OH goshhh paint pot - fresco rose look pretty!


----------



## Gonzajuju (May 6, 2010)

Great haul!


----------



## Nicala (May 6, 2010)

Ooh very nice! Impassioned looks really pretty *sucker for bright colors*


----------



## January (May 6, 2010)

Recently bought Delft... love it. Especially with Stars N Rocket's on top... so unique.


----------



## nunu (May 6, 2010)

Lovely haul! Enjoy


----------



## purrtykitty (May 6, 2010)

Great haul!


----------



## LittleMaryJane (May 6, 2010)

Nice haul!
Those pp's look soo pretty next to each other


----------



## n_c (May 6, 2010)

Awesome haul!


----------



## lexielex (May 6, 2010)

Impassioned looks so pretty I hear it calling my name!


----------



## gemmel06 (May 6, 2010)

Nice haul!


----------



## Soundclash (May 6, 2010)

Violetta looks Beautiful, might need to pick it up!


----------



## kpenn (May 6, 2010)

Gosh, Impassioned is gorgeous!  Great haul


----------



## LC (May 6, 2010)

i am in LOVE with impassioned.
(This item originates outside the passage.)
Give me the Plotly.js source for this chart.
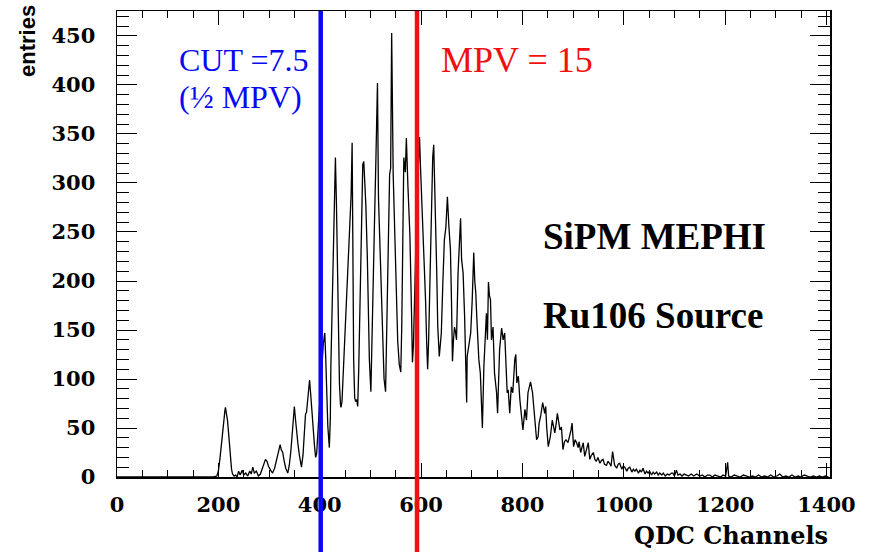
<!DOCTYPE html>
<html>
<head>
<meta charset="utf-8">
<script src="https://cdn.plot.ly/plotly-3.0.1.min.js"></script>
<style>html,body{margin:0;padding:0;background:#fff;}#chart{width:878px;height:552px;}</style>
</head>
<body>
<div id="chart"></div>
<script>
// QDC channel positions of the histogram outline vertices
const qdcChannels = [0,190,197,200,203,206,209,211,213,214,216,218,220,222,224,226,228,231,234,237,240,243,247,250,254,258,262,265,268,271,275,279,283,287,290,293,296,299,303,307,311,315,318,320,322,324,327,330,333,337,340,343,346,348,350,352,354,357,360,364,367,369,372,374,377,380,382,384,386,388,390,392,394,397,400,404,407,410,412,414,416,419,421,422,424,427,429,431,433,435,437,439,441,442,444,446,448,452,455,459,462,464,465,466,467,469,471,473,475,477,479,482,485,487,489,491,494,496,498,501,503,505,508,511,514,516,518,521,525,527,530,532,535,538,540,542,545,548,551,554,557,560,562,564,566,569,571,574,576,578,581,583,585,587,589,591,593,595,597,599,602,606,609,611,613,615,617,620,623,625,627,630,631,633,636,638,640,643,646,649,652,655,658,660,661,662,664,666,668,670,673,675,678,680,683,686,688,690,691,695,698,701,704,706,708,710,714,717,719,721,724,727,729,731,732,733,735,737,739,742,745,749,751,753,755,759,762,765,767,770,772,775,778,781,785,787,789,792,795,798,801,805,808,811,814,816,820,824,828,831,833,836,840,844,846,848,851,855,859,862,864,867,869,872,874,877,880,883,886,890,893,896,898,901,904,907,910,912,915,918,920,923,926,930,933,936,940,943,946,949,953,956,959,962,966,969,972,975,978,980,982,986,989,992,996,999,1002,1006,1009,1012,1016,1019,1022,1025,1029,1032,1035,1038,1042,1045,1048,1051,1055,1058,1061,1065,1068,1071,1075,1078,1082,1086,1090,1094,1097,1100,1104,1107,1111,1115,1119,1124,1128,1133,1138,1144,1150,1155,1160,1165,1170,1175,1180,1186,1191,1196,1201,1205,1207,1212,1218,1224,1230,1236,1242,1248,1254,1260,1266,1272,1278,1284,1290,1296,1302,1308,1314,1320,1326,1332,1338,1344,1350,1356,1362,1368,1374,1380,1386,1392,1398,1404];
// entries at those channels
const entries = [0,0,1,6,18,34,52,63,68,71,66,58,46,30,16,8,3,1,2,0,6,2,7,2,4,1,6,3,10,4,6,1,3,9,14,18,16,11,7,4,9,18,27,31,33,28,25,16,9,4,12,26,44,58,72,60,48,34,22,10,22,40,64,66,82,99,86,70,58,42,30,20,24,50,80,110,135,147,120,80,52,30,60,112,165,240,290,326,280,200,140,95,74,71,77,100,120,162,205,250,288,341,260,196,120,81,77,79,72,110,162,224,319,322,300,278,224,155,120,87,128,180,257,326,402,285,250,206,138,100,87,145,224,309,315,453,309,257,189,138,115,107,155,257,326,311,346,298,275,247,173,117,135,170,220,270,300,330,347,315,278,224,179,138,110,140,183,270,326,339,296,255,208,153,123,135,147,198,242,255,286,255,232,181,147,118,140,153,148,140,208,232,264,222,208,163,120,76,123,137,147,181,229,200,188,163,120,106,79,50,113,140,167,140,194,199,185,181,140,153,106,86,65,106,130,152,140,147,113,86,89,65,92,86,120,125,96,103,79,62,48,69,58,86,92,97,86,58,38,41,55,62,76,65,72,50,31,41,58,50,45,56,65,55,48,51,28,36,38,35,41,48,55,31,38,35,30,36,25,30,35,21,28,35,18,22,25,18,16,20,14,17,18,13,12,16,14,11,26,15,12,9,13,14,8,11,10,6,9,10,5,8,6,8,4,7,5,9,3,6,4,6,2,5,3,5,2,4,2,4,1,3,2,4,4,1,7,2,3,1,3,2,1,3,1,3,1,2,0,2,2,0,2,1,0,2,1,15,1,0,2,1,0,2,1,0,1,0,2,0,1,0,2,0,1,3,0,1,0,2,0,1,0,2,1,0,1,0,1,0,1,0];
const xTickVals = [0,200,400,600,800,1000,1200,1400];
const yTickVals = [0,50,100,150,200,250,300,350,400,450];
const cutChannel = 402;   // blue line
const mpvChannel = 592;   // red line

const trace = {
  type: 'scatter', mode: 'lines',
  x: qdcChannels, y: entries,
  line: {color: '#000', width: 1.3},
  hoverinfo: 'skip', showlegend: false
};

const tickFont = {family: 'DejaVu Serif', size: 21, color: '#000', weight: 'bold'};
const layout = {
  width: 878, height: 552,
  margin: {l: 117, r: 48, t: 11, b: 75, pad: 0},
  paper_bgcolor: '#fff', plot_bgcolor: '#fff',
  showlegend: false,
  xaxis: {
    range: [0, 1407], tickvals: xTickVals, ticktext: xTickVals.map(String),
    ticks: 'inside', ticklen: 14, tickwidth: 1, tickcolor: '#000',
    minor: {dtick: 50, ticks: 'inside', ticklen: 7, tickcolor: '#000', tickwidth: 1, showgrid: false},
    showline: true, linecolor: '#000', linewidth: 1.5, mirror: 'allticks',
    showgrid: false, zeroline: false, tickfont: tickFont, ticklabelstandoff: 8
  },
  yaxis: {
    range: [0, 475.5], tickvals: yTickVals, ticktext: yTickVals.map(String),
    ticks: 'inside', ticklen: 20, tickwidth: 1, tickcolor: '#000',
    minor: {dtick: 10, ticks: 'inside', ticklen: 12, tickcolor: '#000', tickwidth: 1, showgrid: false},
    showline: true, linecolor: '#000', linewidth: 1.5, mirror: 'allticks',
    showgrid: false, zeroline: false, tickfont: tickFont, ticklabelstandoff: 16
  },
  shapes: [
    {type: 'line', xref: 'x', yref: 'paper', x0: cutChannel, x1: cutChannel, y0: -0.2, y1: 1,
     line: {color: '#0a0af0', width: 4.5}},
    {type: 'line', xref: 'x', yref: 'paper', x0: mpvChannel, x1: mpvChannel, y0: -0.2, y1: 1,
     line: {color: '#f01010', width: 4.5}}
  ],
  annotations: [
    {text: 'CUT =7.5', xref: 'paper', yref: 'paper', x: 0.0842, y: 0.8938, xanchor: 'left', yanchor: 'middle',
     showarrow: false, font: {family: 'Liberation Serif', size: 32, color: '#0a0af0'}},
    {text: '(½ MPV)', xref: 'paper', yref: 'paper', x: 0.0842, y: 0.8165, xanchor: 'left', yanchor: 'middle',
     showarrow: false, font: {family: 'Liberation Serif', size: 32, color: '#0a0af0'}},
    {text: 'MPV = 15', xref: 'paper', yref: 'paper', x: 0.4516, y: 0.8948, xanchor: 'left', yanchor: 'middle',
     showarrow: false, font: {family: 'Liberation Serif', size: 36, color: '#f01010'}},
    {text: 'SiPM MEPHI', xref: 'paper', yref: 'paper', x: 0.5947, y: 0.517, xanchor: 'left', yanchor: 'middle',
     showarrow: false, font: {family: 'Liberation Serif', size: 37, color: '#000', weight: 'bold'}},
    {text: 'Ru106 Source', xref: 'paper', yref: 'paper', x: 0.5947, y: 0.3466, xanchor: 'left', yanchor: 'middle',
     showarrow: false, font: {family: 'Liberation Serif', size: 37, color: '#000', weight: 'bold'}},
    {text: 'entries', xref: 'paper', yref: 'paper', x: -0.1262, y: 0.9356, xanchor: 'center', yanchor: 'middle',
     textangle: -90, showarrow: false, font: {family: 'Liberation Sans', size: 22, color: '#000', weight: 'bold'}},
    {text: 'QDC Channels', xref: 'paper', yref: 'paper', x: 1.0, y: -0.126, xanchor: 'right', yanchor: 'middle',
     showarrow: false, font: {family: 'DejaVu Serif', size: 24, color: '#000', weight: 'bold'}}
  ]
};

Plotly.newPlot('chart', [trace], layout, {displayModeBar: false, staticPlot: true});
</script>
</body>
</html>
I can't believe I never had it before!!


----------



## Susanne (May 8, 2010)

Great haul! Enjoy!


----------



## TheTeenageMuse (May 8, 2010)

Great haul! Do you like Delft I've been eyeing it for a while..


----------



## bluedevilkitty (May 8, 2010)

Nice haul!


----------



## HMC (May 8, 2010)

Booooo no fair! I want Violetta soooooo bad!!!! I tried to get it but no such luck :-( :-(


----------



## foxxylatina07 (May 11, 2010)

You finally got Violetta. Glad you did. I guess it was my picture from FB that made you get it, right?


----------



## littlepickle (May 12, 2010)

Nice haul! I'm thinking I might have to add Impassioned and all three paint pots to my order


----------



## LC (May 12, 2010)

Quote:

   Originally Posted by *foxxylatina07* 

 
_You finally got Violetta. Glad you did. I guess it was my picture from FB that made you get it, right? 
	

	
	
		
		

		
			






_

 
you were definitely one of the inspirations! recently i'd been hearing about it a lot..however i'm super disappointed in it. totally looks stupid on me..lol. it'll look fine at the end of summer when i'm way darker


----------



## meagannn (May 12, 2010)

oh my!! awesome!! I want Impassioned, but am so scared of bright lips!


----------



## Senoj (May 12, 2010)

Great haul! Enjoy it.


----------